=== Your instructions ===
Look below. Copy each line that has "chart" in it.

=== Data provided ===
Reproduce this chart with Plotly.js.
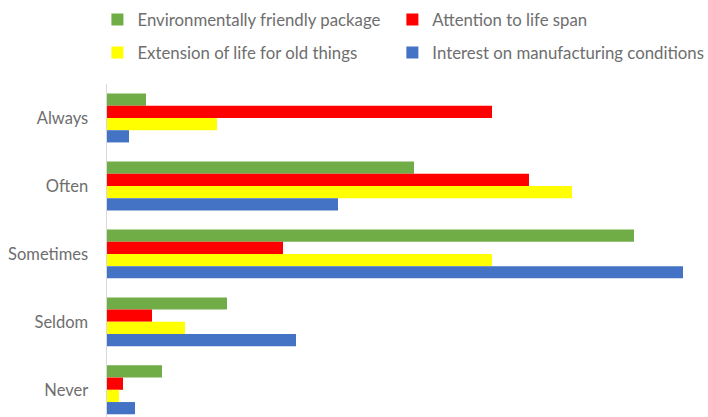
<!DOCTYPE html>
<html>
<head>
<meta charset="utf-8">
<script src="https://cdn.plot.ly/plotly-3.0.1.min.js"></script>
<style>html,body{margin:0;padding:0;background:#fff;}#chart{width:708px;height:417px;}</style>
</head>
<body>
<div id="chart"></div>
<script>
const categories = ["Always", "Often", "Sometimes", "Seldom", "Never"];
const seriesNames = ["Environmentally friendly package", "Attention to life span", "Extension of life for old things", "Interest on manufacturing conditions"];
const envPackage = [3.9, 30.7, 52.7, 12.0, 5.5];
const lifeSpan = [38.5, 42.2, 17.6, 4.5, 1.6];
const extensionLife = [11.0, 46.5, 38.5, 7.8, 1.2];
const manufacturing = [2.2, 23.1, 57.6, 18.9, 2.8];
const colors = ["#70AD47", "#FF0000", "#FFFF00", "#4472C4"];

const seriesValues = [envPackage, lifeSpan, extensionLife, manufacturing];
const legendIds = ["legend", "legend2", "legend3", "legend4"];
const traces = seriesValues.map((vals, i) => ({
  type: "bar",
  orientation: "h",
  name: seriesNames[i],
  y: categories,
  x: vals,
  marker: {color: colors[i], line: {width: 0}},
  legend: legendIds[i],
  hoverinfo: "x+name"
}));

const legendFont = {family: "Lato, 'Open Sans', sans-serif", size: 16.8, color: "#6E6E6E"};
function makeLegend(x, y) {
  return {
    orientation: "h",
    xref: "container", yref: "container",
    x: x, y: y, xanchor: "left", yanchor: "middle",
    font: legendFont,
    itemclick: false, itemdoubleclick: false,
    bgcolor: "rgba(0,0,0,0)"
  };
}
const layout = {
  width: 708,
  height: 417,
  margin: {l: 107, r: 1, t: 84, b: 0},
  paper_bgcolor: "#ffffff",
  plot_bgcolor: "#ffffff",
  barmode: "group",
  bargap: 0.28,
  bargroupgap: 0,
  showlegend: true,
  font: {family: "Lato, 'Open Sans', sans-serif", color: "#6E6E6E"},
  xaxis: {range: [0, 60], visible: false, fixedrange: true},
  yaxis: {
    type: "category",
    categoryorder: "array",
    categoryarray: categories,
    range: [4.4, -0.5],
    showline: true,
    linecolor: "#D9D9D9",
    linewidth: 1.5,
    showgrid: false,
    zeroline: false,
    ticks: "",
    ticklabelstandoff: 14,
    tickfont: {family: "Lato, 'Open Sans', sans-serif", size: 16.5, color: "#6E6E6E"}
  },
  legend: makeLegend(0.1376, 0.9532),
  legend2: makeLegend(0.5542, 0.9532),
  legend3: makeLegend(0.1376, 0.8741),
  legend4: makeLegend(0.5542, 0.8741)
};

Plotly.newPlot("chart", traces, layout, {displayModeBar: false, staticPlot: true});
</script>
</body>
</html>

=== Answer to the task ===
Reproduce this chart with Plotly.js.
<style>html,body{margin:0;padding:0;background:#fff;}#chart{width:708px;height:417px;}</style>
<div id="chart"></div>
Plotly.newPlot("chart", traces, layout, {displayModeBar: false, staticPlot: true});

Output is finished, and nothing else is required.